Колебание почвы, волнение подземных глубин еще продолжалось, но все остальное было ясным и без всякой странности: ясными и естественными были исчезающе тонкие контуры ландшафта за окном, ясной и естественной мачта из вяза, и кровать его уже не была огромным кораблем, а самым ясным и естественным образом уменьшилась до размеров простой ладьи, на которой так приятно было плыть и плыть; лишь в явлении Цезаря, при всей привычности его повадок, не было ни полной ясности, ни полной естественности, и приходилось все еще прилагать усилия, дабы убедить его и тем вернуть в сферу ясного и реального.
— Рассудок не способен создать для себя самого предпосылки, а стало быть, не способна на это и философия; как ни могучи твои чресла, собственным предком ты все равно не станешь…
Снова смех! Не из его ли он рвется собственного горла, не из его ли собственной груди? Да, вот он засел там и болит, странно болит…
— Нельзя породить себе ни отца, ни праотца, нельзя породить для себя предпосылки… Ничто и никто не в силах, подобно Прометею, преступить собственный предел, ничто и никто его никогда не преступит… Неправда!..
Неправда, неправда… Кто прошептал это слово, вдруг прилетевшее ниоткуда, — раб или Плотия? Непонятно кто, но скорее все-таки Плотия, ибо она продолжала: «Снова и снова любовь преступает собственный предел». — «А твоя любовь, Плотия? Она — преступала?» — «Преступала и преступает: кто любит, тот всегда пребывает за своим пределом». — «О Плотия!» — «Чувствуешь ты меня? Я тебя люблю и чувствую тебя, очень!» — «О Плотия, я чувствую тебя, ты рядом, я знаю». — «Да, Вергилий, да». И слились пределы их тел, слились пределы их душ, и росли, и перерастали пределы, познавая и открываясь познанию.
С явственным нетерпением в голосе Август спросил:
— Что неправда, Вергилий?
— Бывает, что и преступают собственный предел.
— Это мне приятно слышать. Стало быть, твоя уступка остается в силе?
— Преступить предел…
— Ты говоришь о философах? Или о поэтах? Кто преступает предел?
— Где Платону это удалось, там философия стала поэзией… На высочайших своих вершинах поэзия была на это способна, она была преодолением предела…
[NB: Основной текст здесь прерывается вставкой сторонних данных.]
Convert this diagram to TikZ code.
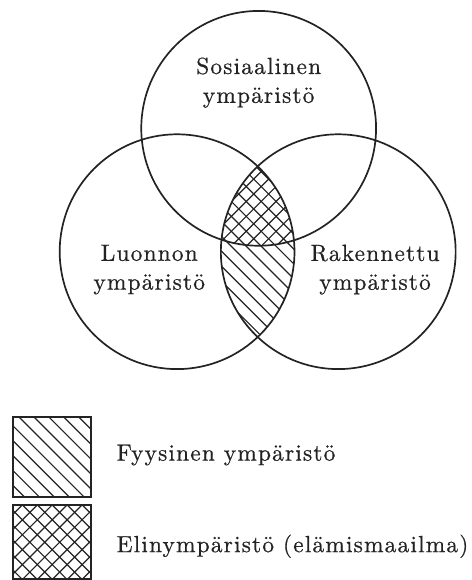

Хоть и с несколько отсутствующим видом и с излишней поспешностью Цезарь снова удовлетворенно закивал:
— Ну, ты как художник, конечно, достаточно скромен, чтобы усомниться в собственной мудрости, но по крайней мере и достаточно честолюбив, чтобы не отказывать в ней искусству вообще…
— Это не мудрость, Октавиан… Не мудрые становятся поэтами — разве что призванные к мудрости… Нет, это своего рода безотчетная вещая любовь… Вот ей и удается иной раз взорвать пределы…
— Хорошо, что ты хоть чувствуешь себя призванным к мудрости… Потому давай не будем препираться насчет философии, отошлем ее к поэтам — если уж она и в самом деле не способна пробиться к собственным предпосылкам; велим ей позаимствовать основу для познания у поэзии, чья красота, как ты сам признаешь, вобрала в себя всю мудрость.